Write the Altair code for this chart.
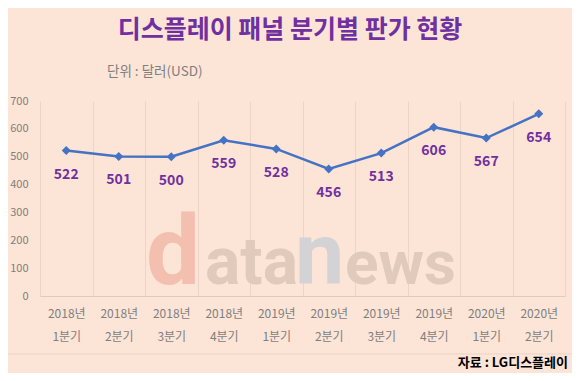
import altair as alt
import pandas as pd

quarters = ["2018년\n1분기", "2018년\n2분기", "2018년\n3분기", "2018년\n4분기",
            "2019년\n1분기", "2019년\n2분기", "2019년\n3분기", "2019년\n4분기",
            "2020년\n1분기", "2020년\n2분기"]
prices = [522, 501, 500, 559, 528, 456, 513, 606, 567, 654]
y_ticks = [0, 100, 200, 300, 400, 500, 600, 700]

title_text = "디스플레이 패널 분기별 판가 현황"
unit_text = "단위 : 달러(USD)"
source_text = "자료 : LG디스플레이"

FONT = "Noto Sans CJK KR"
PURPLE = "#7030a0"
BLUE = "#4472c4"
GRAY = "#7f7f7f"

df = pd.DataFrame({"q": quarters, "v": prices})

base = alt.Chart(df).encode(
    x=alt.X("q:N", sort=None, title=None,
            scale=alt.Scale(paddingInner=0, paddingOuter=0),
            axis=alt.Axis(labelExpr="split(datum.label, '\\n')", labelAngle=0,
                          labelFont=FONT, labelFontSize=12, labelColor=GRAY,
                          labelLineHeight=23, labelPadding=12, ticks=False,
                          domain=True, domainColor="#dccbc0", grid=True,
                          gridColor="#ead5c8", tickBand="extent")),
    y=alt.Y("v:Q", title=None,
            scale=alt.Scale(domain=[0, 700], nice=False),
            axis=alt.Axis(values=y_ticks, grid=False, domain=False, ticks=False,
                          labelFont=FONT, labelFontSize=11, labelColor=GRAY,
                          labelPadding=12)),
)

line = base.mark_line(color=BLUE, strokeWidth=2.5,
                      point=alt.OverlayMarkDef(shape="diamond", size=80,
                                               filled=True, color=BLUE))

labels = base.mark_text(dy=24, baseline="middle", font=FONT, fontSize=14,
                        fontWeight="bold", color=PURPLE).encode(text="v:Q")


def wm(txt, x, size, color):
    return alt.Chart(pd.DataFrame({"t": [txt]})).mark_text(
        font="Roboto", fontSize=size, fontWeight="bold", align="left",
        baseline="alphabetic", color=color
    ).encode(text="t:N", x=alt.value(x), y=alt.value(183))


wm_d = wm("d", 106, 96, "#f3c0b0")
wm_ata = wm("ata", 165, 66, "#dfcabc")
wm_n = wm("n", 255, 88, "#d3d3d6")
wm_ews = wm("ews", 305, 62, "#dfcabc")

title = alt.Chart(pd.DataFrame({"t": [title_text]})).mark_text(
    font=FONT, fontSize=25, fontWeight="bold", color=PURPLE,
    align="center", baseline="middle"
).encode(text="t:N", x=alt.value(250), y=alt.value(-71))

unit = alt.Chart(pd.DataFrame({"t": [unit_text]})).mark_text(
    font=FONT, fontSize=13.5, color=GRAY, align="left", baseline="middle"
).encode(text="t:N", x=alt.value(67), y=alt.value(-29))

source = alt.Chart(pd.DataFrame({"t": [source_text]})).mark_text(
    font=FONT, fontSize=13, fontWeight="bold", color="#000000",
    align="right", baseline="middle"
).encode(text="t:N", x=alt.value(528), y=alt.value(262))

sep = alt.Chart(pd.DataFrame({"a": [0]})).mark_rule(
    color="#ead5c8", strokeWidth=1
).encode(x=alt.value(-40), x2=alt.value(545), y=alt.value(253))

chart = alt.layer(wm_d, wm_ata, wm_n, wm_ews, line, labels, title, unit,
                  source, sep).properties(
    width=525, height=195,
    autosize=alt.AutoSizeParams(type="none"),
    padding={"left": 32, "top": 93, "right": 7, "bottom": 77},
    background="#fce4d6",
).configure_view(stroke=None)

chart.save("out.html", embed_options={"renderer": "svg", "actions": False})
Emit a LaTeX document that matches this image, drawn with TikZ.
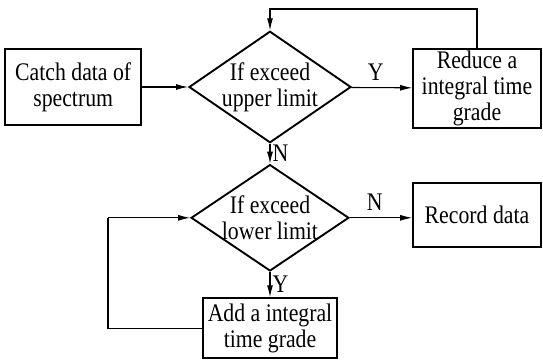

==*==

(EXERCISE TASK): Search the entries for the word "this" and gather every line where it appears.

(WRITTEN ANSWER):
Write the Altair code for this chart.
Emit a LaTeX document that matches this image, drawn with TikZ.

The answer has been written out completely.